The Intel compiler lets you maintain configuration and response files that are part of compilation. Options stored in the configuration file apply to every compilation, while options stored in response files apply only where they are added on the command line. If you have several options in your makefile that apply to every build, you may find it easier to move these options to the configuration file (../bin/intel64/icl.cfg and ../bin/intel64/iclpp.cfg).
In a multi-user, networked environment, options listed in the icl.cfg and iclpp.cfg files are generally intended for everyone who uses the compiler. If you need a separate configuration, you can use the ICLCFG or ICLPPCFG environment variable to specify the name and location of your own .cfg file, such as /my_code/my_config.cfg. Anytime you instruct the compiler to use a different configuration file, the system configuration files (icl.cfg and iclpp.cfg) are ignored.
The Intel® C++ Compiler supplies additional libraries that contain optimized implementations of many commonly used functions. Some of these functions are implemented using CPU dispatch. This means that different code may be executed when run on different processors.
Supplied libraries include the Intel® Math Library (libimf), the Short Vector Math Library (libsvml), libirc, as well as others. These libraries are linked in by default when the compiler sees that references to them have been generated. Some library functions, such as sin or memset, may not require a call to the library, since the compiler may inline the code for the function.
Intel® Math Library
With the Intel® C++ Compiler, the Intel® Math Library, libimf, is linked by default when calling math functions that require the library. Some functions, such as sin, may not require a call to the library, since the compiler already knows how to compute the sin function. The Intel® Math Library also includes some functions not found in the standard math library.

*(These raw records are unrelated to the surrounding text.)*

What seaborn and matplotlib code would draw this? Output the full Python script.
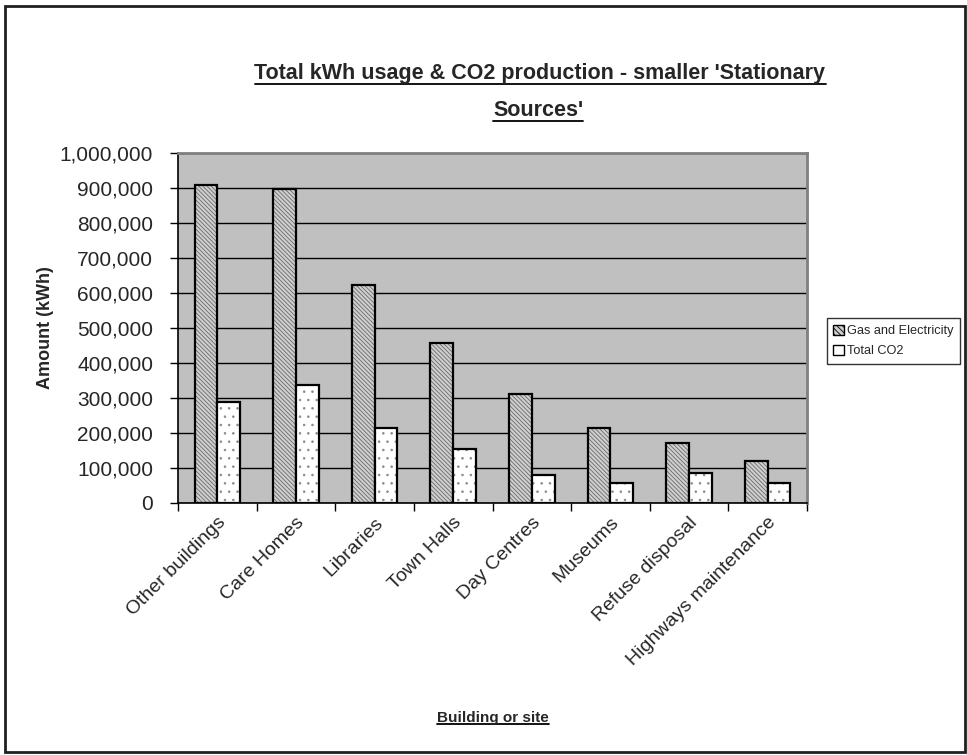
"""Total kWh usage & CO2 production for the smaller stationary sources."""
import matplotlib
matplotlib.use("Agg")
import matplotlib.pyplot as plt
import matplotlib.ticker as mticker
from matplotlib.lines import Line2D
from matplotlib.patches import Patch, Rectangle
import matplotlib.colors as mcolors
import pandas as pd
import seaborn as sns

# --- data ---
sites = [
    "Other buildings", "Care Homes", "Libraries", "Town Halls",
    "Day Centres", "Museums", "Refuse disposal", "Highways maintenance",
]
gas_and_electricity = [909000, 897000, 623000, 456000, 311000, 214000, 171000, 120000]
total_co2 = [290000, 337000, 215000, 155000, 80000, 57000, 86000, 57000]
series_names = ["Gas and Electricity", "Total CO2"]

df = pd.DataFrame({
    "site": sites * 2,
    "series": [series_names[0]] * len(sites) + [series_names[1]] * len(sites),
    "amount": gas_and_electricity + total_co2,
})

sns.set_theme(style="white")
plt.rcParams["font.family"] = ["Liberation Sans", "DejaVu Sans"]
plt.rcParams["hatch.linewidth"] = 0.6

W, H = 967, 755
fig = plt.figure(figsize=(W / 100, H / 100), dpi=100)
ax = fig.add_axes([178 / W, 1 - 503 / H, (807 - 178) / W, (503 - 153) / H])
ax.set_facecolor("#c0c0c0")

face = {series_names[0]: "#cfcfcf", series_names[1]: "#ffffff"}
sns.barplot(
    data=df, x="site", y="amount", hue="series", hue_order=series_names,
    order=sites, palette=face, width=0.58, saturation=1, legend=False,
    edgecolor="black", linewidth=1.6, ax=ax, zorder=3,
)

# hatch patterns: fine diagonal on gas/electric, sparse dots on CO2
hatches = ["\\\\\\\\\\\\\\\\", ".."]
hatch_cols = ["#6a6a6a", "#8a8a8a"]
for cont, h, hc in zip(ax.containers, hatches, hatch_cols):
    for p in cont:
        p.set_hatch(h)
        p._hatch_color = mcolors.to_rgba(hc)

# axes styling
ax.set_ylim(0, 1000000)
ax.set_xlim(-0.5, len(sites) - 0.5)
ax.yaxis.set_major_locator(mticker.MultipleLocator(100000))
ax.yaxis.set_major_formatter(mticker.StrMethodFormatter("{x:,.0f}"))
ax.grid(axis="y", color="black", linewidth=1.0, zorder=1)
ax.set_axisbelow(True)
ax.tick_params(axis="y", which="major", direction="out", length=6, width=1,
               color="black", labelsize=15, pad=12, left=True)
ax.set_xticks(range(len(sites)))
ax.set_xticks([i - 0.5 for i in range(len(sites) + 1)], minor=True)
ax.tick_params(axis="x", which="major", length=0, pad=8)
ax.tick_params(axis="x", which="minor", direction="out", length=6, width=1,
               color="black", bottom=True)
ax.set_xticklabels(sites, rotation=45, ha="right", va="top",
                   rotation_mode="anchor", fontsize=14)
ax.set_xlabel("")
ax.set_ylabel("")
for side in ["left", "bottom"]:
    ax.spines[side].set_color("black")
    ax.spines[side].set_linewidth(1.2)
for side in ["top", "right"]:
    ax.spines[side].set_color("#808080")
    ax.spines[side].set_linewidth(2)

# legend
handles = [
    Patch(facecolor=face[series_names[0]], edgecolor="black",
          hatch="\\\\\\\\\\\\", linewidth=1),
    Patch(facecolor=face[series_names[1]], edgecolor="black", linewidth=1),
]
leg = fig.legend(handles, series_names, loc="center left",
                 bbox_to_anchor=(827 / W, 1 - 341 / H), fontsize=9.2,
                 frameon=True, fancybox=False, edgecolor="black",
                 handlelength=0.8, handleheight=0.8, handletextpad=0.3,
                 borderpad=0.5, labelspacing=0.6, borderaxespad=0)
leg.get_frame().set_linewidth(1)

# titles and axis labels
t1 = fig.text(540 / W, 1 - 74 / H,
              "Total kWh usage & CO2 production - smaller 'Stationary",
              ha="center", va="center", fontsize=15.5, fontweight="bold")
t2 = fig.text(538 / W, 1 - 111 / H, "Sources'",
              ha="center", va="center", fontsize=15.5, fontweight="bold")
xl = fig.text(493 / W, 1 - 718 / H, "Building or site",
              ha="center", va="center", fontsize=11, fontweight="bold")
fig.text(45 / W, 1 - 328 / H, "Amount (kWh)", rotation=90,
         ha="center", va="center", fontsize=13, fontweight="bold")

# underline the title lines and the x label
fig.canvas.draw()
renderer = fig.canvas.get_renderer()
for t in [t1, t2, xl]:
    bb = t.get_window_extent(renderer)
    y = bb.y0 + 1
    fig.add_artist(Line2D([bb.x0 / W, bb.x1 / W], [y / H, y / H],
                          color="black", linewidth=1.3,
                          transform=fig.transFigure))

# outer frame round the whole chart
fig.add_artist(Rectangle((5 / W, 3 / H), (965 - 5) / W, (749 - 3) / H,
                         fill=False, edgecolor="#202020", linewidth=2,
                         transform=fig.transFigure))

fig.savefig("out.png", dpi=100, facecolor="white")
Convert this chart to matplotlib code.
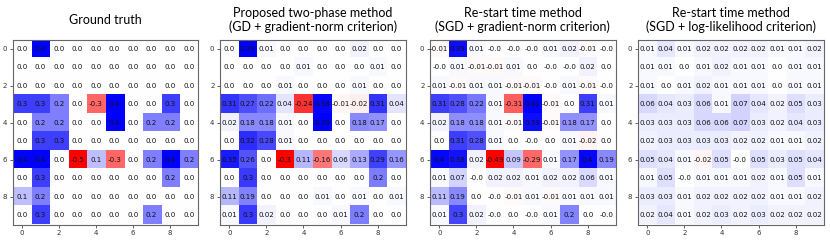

You cannot make calls to the Intel® Math Library with the CLANG compiler.
Many routines in this library are more highly optimized for Intel® microprocessors than for non-Intel microprocessors.
Short Vector Math Library (libsvml)
When vectorization is being done, the compiler may translate some calls to the libm math library functions into calls to libsvml functions. These functions implement the same basic operations as the Intel® Math Library, but operate on short vectors of operands. This results in greater efficiency. In some cases, the libsvml functions are slightly less precise than the equivalent libimf functions.
Many routines in this library are more highly optimized for Intel® microprocessors than for non-Intel microprocessors.
libirc
libirc contains optimized implementations of some commonly used string and memory functions. For example, it contains functions that are optimized versions of memcpy and memset. The compiler will automatically generate calls to these functions when it sees calls to memcpy and memset. The compiler may also transform loops that are equivalent to memcpy or memset into calls to these functions.
Many routines in this library are more highly optimized for Intel® microprocessors than for non-Intel microprocessors.